Until recently, I wondered why anyone would read nonfiction books when there are all those thrilling novels out there. I adore history and at one point could tell you a good bit about the kings and queens of England and the times they lived in. But that was because I read so much historical fiction, especially a prolific writer named Norah Lofts, whose career spanned a large portion of the 20th century.

I think I've collected almost all her books (at least 50 or so), and they cover every time period of English history--from the Saxon invasion and the occupation by Caesar's troops, through Civil War and Restoration and right on up until current times. Although her stories sprawl across time periods, most of them take place in one small area of England, with characters and families that are interconnected. Once you've read enough of her books, the fragments of English history start falling into a memorable pattern. Now, that's my way to learn facts. Read a suspenseful, thrilling story and have the educational bits slipped in like medicine in a spoonful of sugar!

As a part of research for my fiction writing, I have to dip into nonfiction, of course. I usually consider this a chore. But lately, I've started reading biographies to help me get an insight into people. Maybe I need details on a certain career, or insight into a unique personality, and a biography seems like a good resource. In the past two weeks, I've dipped into several different bios, and I'm surprised to find myself actually zipping through them.

One was called If I Am Missing or Dead, by Jeanine Latus. I picked this one up because I may soon be writing a character who is obsessed with a particular man and will do almost anything to hang onto him. She blinds herself to his abuse and manipulations and rationalizes everything he does. I have trouble understanding the motivations of someone like that, but I need to be sympathetic to her. In real life, both Jeanine Latus and her sister put themselves in that situation not once, but over and over--until sister Amy ended up dead. Latus's book covers their lives and "loves" from childhood until the time of the tragedy in an attempt to understand, and help us understand, what went wrong. It's a sad and disturbing story, but it broadened my knowledge of people who are different from me.

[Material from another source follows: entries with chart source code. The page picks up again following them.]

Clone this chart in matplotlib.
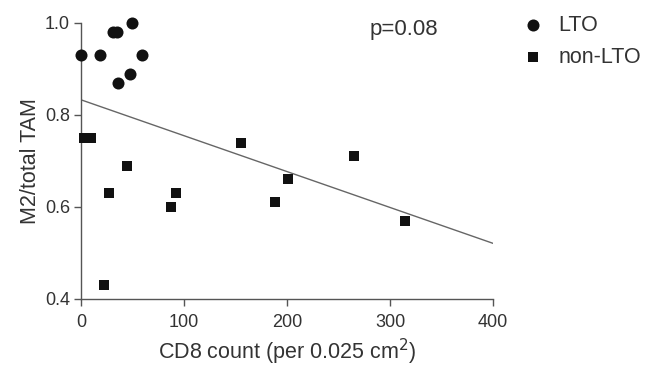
import matplotlib
matplotlib.use("Agg")
import matplotlib.pyplot as plt
import numpy as np

plt.rcParams['font.family'] = ['Liberation Sans', 'DejaVu Sans']

# Data
lto_x = [0, 18, 31, 35, 50, 59.5, 47.5, 36]
lto_y = [0.93, 0.93, 0.98, 0.98, 1.00, 0.93, 0.89, 0.87]
non_x = [3, 10, 155, 45, 27, 92, 87, 22, 265, 201, 188, 315]
non_y = [0.75, 0.75, 0.74, 0.69, 0.63, 0.63, 0.60, 0.43, 0.71, 0.66, 0.61, 0.57]
fit_intercept = 0.833
fit_slope = -0.00078
x_ticks = [0, 100, 200, 300, 400]
y_ticks = [0.4, 0.6, 0.8, 1.0]
p_text = "p=0.08"

fig = plt.figure(figsize=(6.49, 3.73), dpi=100)
ax = fig.add_axes([0.1248, 0.1984, 0.6348, 0.740])

spine_col = '#555555'
ax.scatter(lto_x, lto_y, marker='o', s=75, color='#111111', label='LTO',
           clip_on=False, zorder=3, linewidths=0)
ax.scatter(non_x, non_y, marker='s', s=58, color='#111111', label='non-LTO',
           clip_on=False, zorder=3, linewidths=0)

fx = np.array([0, 400])
ax.plot(fx, fit_intercept + fit_slope * fx, color='#666666', lw=1.0, zorder=2)

ax.set_xlim(0, 400)
ax.set_ylim(0.4, 1.0)
ax.set_xticks(x_ticks)
ax.set_yticks(y_ticks)
ax.set_xticklabels([str(t) for t in x_ticks])
ax.set_yticklabels([f"{t:.1f}" for t in y_ticks])
for s in ['top', 'right']:
    ax.spines[s].set_visible(False)
for s in ['left', 'bottom']:
    ax.spines[s].set_color(spine_col)
    ax.spines[s].set_linewidth(1.0)
ax.tick_params(axis='both', colors=spine_col, labelcolor='#333333',
               labelsize=13, length=5, width=1.0)
ax.tick_params(axis='x', pad=6)
ax.tick_params(axis='y', pad=3)

ax.set_xlabel("CD8 count (per 0.025 cm$^2$)", fontsize=15.5, color='#333333', labelpad=4)
ax.set_ylabel("M2/total TAM", fontsize=15.5, color='#333333', labelpad=3)

ax.text(280, 0.985, p_text, fontsize=16, color='#333333', va='center', ha='left')

leg = ax.legend(loc='upper left', bbox_to_anchor=(1.025, 1.06), frameon=False,
                fontsize=15.5, handletextpad=0.15, labelspacing=0.5,
                borderaxespad=0, scatterpoints=1)
for t in leg.get_texts():
    t.set_color('#333333')

fig.savefig("out.png", dpi=100)
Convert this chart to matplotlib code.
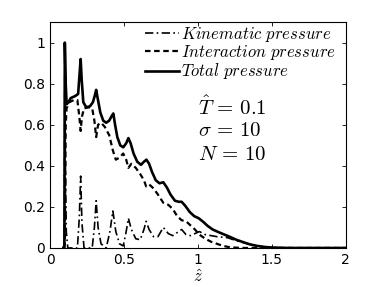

On the other hand, the celebrity bio I'm reading makes me realize that people in different walks of life can be pretty similar under the skin. There And Back Again is an autiobiography by actor Sean Astin, maybe best known for playing Sam in the Lord of the Rings trilogy. Astin is the son of Patty Duke and John Astin (remember Gomez Addams?) and has been acting since childhood, including a major role in The Goonies when he was a kid. What fascinates me about his story is that, even though he was born into a successful show biz family and has been acting professionally and successfully since childhood, the angst and self-doubt he experiences sound incredibly similar to what Kristi and I write on this blog!

Astin is open about his experiences and his feelings, and even though I've only read about a third of the book, it's fascinating to know this "star" agonizes over feeling untalented, or insignificant, or what direction he should take. Just as Kristi and I do, he wonders whether he should do things that are commercial that don't interest him, or follow his art. He'll have a major success, followed by...nothing. Then he'll worry that it's over and he'll never work again. He knows there are games and strategies to be played to get ahead in Hollywood, but doesn't really know how to go about them. He knows that ultimately he wants to be a filmmaker and director, but has trouble staying on goal, or figuring out whether taking certain jobs will help or hinder him in his direction.

And just like me, he gets distracted from his goals. I had to laugh when he confessed that, in the middle of his most successful acting phase, he tried to fit in going to college because he felt inadequate without a college degree. I, on the other hand, always take college for granted but feel inadequate because I have no real artistic accomplishments!

People are indeed complex creatures. I'm glad I'm finally catching on so I can enjoy some of these real-life stories.

1 comment:

  1. Sounds like some fascinating reading, Robin! Me, I'm hoping to finish Emma tonight! 1 down, 5 to go!